Con qué palabras tan bellas y tiernas de hijo nos expresa el Papa Francisco esta realidad: “María es la que sabe transformar una cueva de animales en la casa de Jesús, con unos pobres pañales y una montaña de ternura. Ella es la esclavita del Padre que se estremece en la alabanza. Ella es la amiga siempre atenta para que no falta el vino en nuestras vidas. Ella es la del corazón abierto por la espada, que comprende todas las penas. Como madre de todos es signo de esperanza para los pueblos que sufren dolores de parto hasta que brote la justicia. Ella es la misionera que se acerca a nosotros para acompañarnos por la vida, abriendo los corazones a la fe con su cariño materno.
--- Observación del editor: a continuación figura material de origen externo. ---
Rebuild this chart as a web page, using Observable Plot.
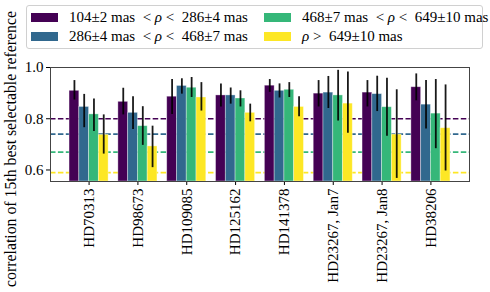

Como una verdadera madre, ella camina con nosotros, y derrama incesantemente la cercanía del amor de Dios. A través de las distintas advocaciones marianas, ligadas generalmente a los santuarios, comparte las historias de cada pueblo que ha recibido el Evangelio, y entra a formar parte de su identidad histórica. Muchos padres cristianos piden el bautismo para sus hijos en un santuario mariano, con lo cual manifiestan la fe en la acción maternal de María que engendra nuevos hijos para Dios. Es allí, en los santuarios donde puede percibirse cómo María reúne a su alrededor a los hijos que peregrinan con mucho esfuerzo para mirarla y dejarse mirar por ella. Allí encuentran la fuerza de Dios para sobrellevar los sufrimientos y los cansancios de la vida. Como a san Juan Diego, María les da la caricia de su consuelo maternal y les dice al oído: ‘No se turbe tu corazón…¿No estoy yo aquí, que soy tu Madre?” (Evangelii Gaudium, 286).
Una vez más he podido comprobar la verdad de estas palabras del Papa Francisco en un pueblo de Cuenca, Moya, con la peregrinación de la Virgen de Tejeda, ella misma que visita cada siete años a este pueblo abandonado de la serranía de Cuenca en la zona más pobre de la provincia conquense desde su santuario en Garaballa, capital mariana de tantos pueblos de la serranía y de pueblos del límite de la provincia valenciana. Y compruebo, cada día en la Diócesis y Comunidad de Valencia, como se canta en el himno a la Virgen de los Desamparados que por Ella, por la Santísima Virgen, “la fe no muere”. Que Ella, madre de los creyentes y dichosa porque ha creído, aumente nuestra fe y nos lleve a propagar esta fe por una nueva y fecunda evangelización.